TASK GOAL: Your task is to retype, word for word, the lines from the start of the data through the line holding "const pressureTickLabels = ['1', '5.11', '73.0'];". Do not include the pictures.

GIVEN MATERIAL:
:::::
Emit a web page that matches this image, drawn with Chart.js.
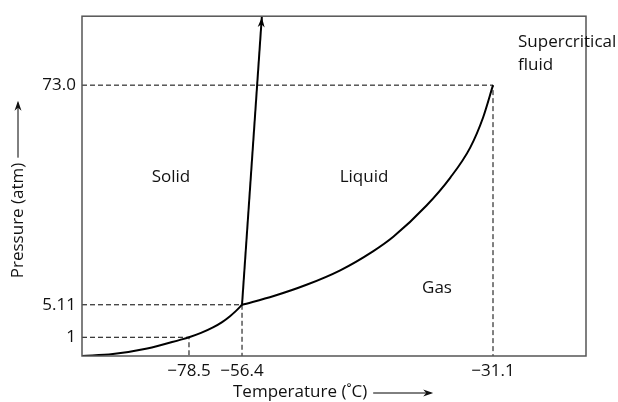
<!DOCTYPE html>
<html>
<head>
<meta charset="utf-8">
<title>Phase diagram of CO₂</title>
<script src="https://cdn.jsdelivr.net/npm/chart.js@4.4.1/dist/chart.umd.min.js"></script>
<style>
  html, body { margin: 0; padding: 0; background: #fff; }
  #wrap { width: 618px; height: 402px; }
</style>
</head>
<body>
<div id="wrap"><canvas id="phase"></canvas></div>
<script>
// axis ends (schematic diagram, not to scale)
const tempRange = [-100, -20];
const pressureRange = [0, 95];

const tempTicks = [-78.5, -56.4, -31.1];
const tempTickLabels = ['−78.5', '−56.4', '−31.1'];
const pressureTicks = [1, 5.11, 73.0];
const pressureTickLabels = ['1', '5.11', '73.0'];

// solid / gas boundary
const sublimationTemp = [-100, -93.8, -86.9, -80.3, -78.5, -73.5, -68.5, -64.7, -61.4, -58.9, -56.4];
const sublimationPressure = [0, 0.105, 0.4, 0.863, 1, 1.55, 2.25, 2.92, 3.67, 4.34, 5.11];

// solid / liquid boundary
const meltingTemp = [-56.4, -54.4];
const meltingPressure = [5.11, 95];

// liquid / gas boundary up to the critical point
const vaporTemp = [-56.4, -53.2, -49.9, -46.5, -43.2, -41.15, -37.8, -35.4, -33.4, -32.1, -31.1];
const vaporPressure = [5.11, 7.82, 11.29, 15.77, 21.64, 26.15, 35.8, 44.44, 53.7, 63.01, 73.0];

// the axis is stretched piecewise: each tick value sits at a fixed fraction of the axis
const axisStops = {
  x: { values: [tempRange[0], ...tempTicks, tempRange[1]], at: [0, 0.2123, 0.3175, 0.8155, 1] },
  y: { values: [pressureRange[0], ...pressureTicks, pressureRange[1]], at: [0, 0.0551, 0.1507, 0.7971, 1] },
};

const lerpStops = (from, to, v) => {
  if (v <= from[0]) return to[0];
  for (let i = 1; i < from.length; i++) {
    if (v <= from[i]) {
      const t = (v - from[i - 1]) / (from[i] - from[i - 1]);
      return to[i - 1] + t * (to[i] - to[i - 1]);
    }
  }
  return to[to.length - 1];
};

class PiecewiseScale extends Chart.LinearScale {
  getPixelForValue(value) {
    const s = axisStops[this.id];
    return this.getPixelForDecimal(lerpStops(s.values, s.at, value));
  }
  getValueForPixel(pixel) {
    const s = axisStops[this.id];
    return lerpStops(s.at, s.values, this.getDecimalForPixel(pixel));
  }
}
PiecewiseScale.id = 'piecewise';
PiecewiseScale.defaults = {};
Chart.register(PiecewiseScale);

const toPoints = (xs, ys) => xs.map((x, i) => ({ x, y: ys[i] }));

const FONT = '"Open Sans", "Noto Sans", sans-serif';
const INK = '#000';

const curve = (xs, ys) => ({
  data: toPoints(xs, ys),
  borderColor: INK,
  borderWidth: 2,
  pointRadius: 0,
  cubicInterpolationMode: 'monotone',
  order: 0,
});

const guide = (pts) => ({
  data: pts,
  borderColor: INK,
  borderWidth: 1,
  borderDash: [5, 3],
  pointRadius: 0,
  tension: 0,
  order: 1,
});

const arrowHead = (ctx, x0, y0, x1, y1, len, half) => {
  const a = Math.atan2(y1 - y0, x1 - x0);
  ctx.save();
  ctx.translate(x1, y1);
  ctx.rotate(a);
  ctx.beginPath();
  ctx.moveTo(0, 0);
  ctx.lineTo(-len, -half);
  ctx.lineTo(-len * 0.7, 0);
  ctx.lineTo(-len, half);
  ctx.closePath();
  ctx.fill();
  ctx.restore();
};

const diagramDecor = {
  id: 'diagramDecor',
  afterDraw(chart) {
    const { ctx, chartArea: a, scales } = chart;
    ctx.save();

    // frame
    ctx.strokeStyle = '#555';
    ctx.lineWidth = 1.5;
    ctx.strokeRect(a.left, a.top, a.right - a.left, a.bottom - a.top);

    // arrow on the melting line
    ctx.fillStyle = INK;
    const n = meltingTemp.length - 1;
    arrowHead(ctx,
      scales.x.getPixelForValue(meltingTemp[n - 1]), scales.y.getPixelForValue(meltingPressure[n - 1]),
      scales.x.getPixelForValue(meltingTemp[n]), scales.y.getPixelForValue(meltingPressure[n]) + 1,
      10, 3.5);

    // region names
    ctx.font = `17px ${FONT}`;
    ctx.fillStyle = '#111';
    ctx.textBaseline = 'middle';
    ctx.textAlign = 'center';
    ctx.fillText('Solid', a.left + 89, a.top + 161);
    ctx.fillText('Liquid', a.left + 282, a.top + 161);
    ctx.fillText('Gas', a.left + 355, a.top + 272);
    ctx.textAlign = 'left';
    ctx.fillText('Supercritical', a.left + 436, a.top + 26);
    ctx.fillText('fluid', a.left + 436, a.top + 49);

    // axis titles with arrows
    ctx.strokeStyle = INK;
    ctx.lineWidth = 1;
    ctx.textAlign = 'left';
    const xt = 'Temperature (˚C)';
    const xy = a.bottom + 36;
    const xs = a.left + 151;
    ctx.fillText(xt, xs, xy);
    const xw = ctx.measureText(xt).width;
    ctx.beginPath();
    ctx.moveTo(xs + xw + 6, xy + 1);
    ctx.lineTo(xs + xw + 64, xy + 1);
    ctx.stroke();
    arrowHead(ctx, xs + xw + 6, xy + 1, xs + xw + 66, xy + 1, 10, 3.5);

    ctx.save();
    ctx.translate(18, a.top + 262);
    ctx.rotate(-Math.PI / 2);
    const yt = 'Pressure (atm)';
    ctx.fillText(yt, 0, 0);
    const yw = ctx.measureText(yt).width;
    ctx.beginPath();
    ctx.moveTo(yw + 5, 0);
    ctx.lineTo(yw + 60, 0);
    ctx.stroke();
    arrowHead(ctx, yw + 5, 0, yw + 62, 0, 10, 3.5);
    ctx.restore();

    ctx.restore();
  },
};

new Chart(document.getElementById('phase'), {
  type: 'line',
  data: {
    datasets: [
      curve(sublimationTemp, sublimationPressure),
      { ...curve(meltingTemp, meltingPressure), cubicInterpolationMode: 'default', tension: 0 },
      curve(vaporTemp, vaporPressure),
      guide([{ x: tempRange[0], y: pressureTicks[0] }, { x: tempTicks[0], y: pressureTicks[0] }, { x: tempTicks[0], y: pressureRange[0] }]),
      guide([{ x: tempRange[0], y: pressureTicks[1] }, { x: tempTicks[1], y: pressureTicks[1] }, { x: tempTicks[1], y: pressureRange[0] }]),
      guide([{ x: tempRange[0], y: pressureTicks[2] }, { x: tempTicks[2], y: pressureTicks[2] }, { x: tempTicks[2], y: pressureRange[0] }]),
    ],
  },
  options: {
    responsive: true,
    maintainAspectRatio: false,
    animation: false,
    events: [],
    layout: { padding: { left: 0, top: 11, right: 32, bottom: 0 } },
    plugins: { legend: { display: false }, tooltip: { enabled: false } },
    scales: {
      x: {
        type: 'piecewise',
        min: tempRange[0],
        max: tempRange[1],
        grid: { display: false, drawTicks: false },
        border: { display: false },
        afterBuildTicks: (s) => { s.ticks = tempTicks.map((value) => ({ value })); },
        afterFit: (s) => { s.height = 46; },
        ticks: {
          autoSkip: false,
          maxRotation: 0,
          padding: 5,
          color: '#111',
          font: { family: FONT, size: 17 },
          callback: (v, i) => tempTickLabels[i],
        },
      },
      y: {
        type: 'piecewise',
        min: pressureRange[0],
        max: pressureRange[1],
        grid: { display: false, drawTicks: false },
        border: { display: false },
        afterBuildTicks: (s) => { s.ticks = pressureTicks.map((value) => ({ value })); },
        afterFit: (s) => { s.width = 82; },
        ticks: {
          autoSkip: false,
          padding: 6,
          color: '#111',
          font: { family: FONT, size: 17 },
          callback: (v, i) => pressureTickLabels[i],
        },
      },
    },
  },
  plugins: [diagramDecor],
});
</script>
</body>
</html>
:::::
RESULT OF THIS EXERCISE:
Emit a web page that matches this image, drawn with Chart.js.
<!DOCTYPE html>
<html>
<head>
<meta charset="utf-8">
<title>Phase diagram of CO₂</title>
<script src="https://cdn.jsdelivr.net/npm/chart.js@4.4.1/dist/chart.umd.min.js"></script>
<style>
  html, body { margin: 0; padding: 0; background: #fff; }
  #wrap { width: 618px; height: 402px; }
</style>
</head>
<body>
<div id="wrap"><canvas id="phase"></canvas></div>
<script>
// axis ends (schematic diagram, not to scale)
const tempRange = [-100, -20];
const pressureRange = [0, 95];

const tempTicks = [-78.5, -56.4, -31.1];
const tempTickLabels = ['−78.5', '−56.4', '−31.1'];
const pressureTicks = [1, 5.11, 73.0];
const pressureTickLabels = ['1', '5.11', '73.0'];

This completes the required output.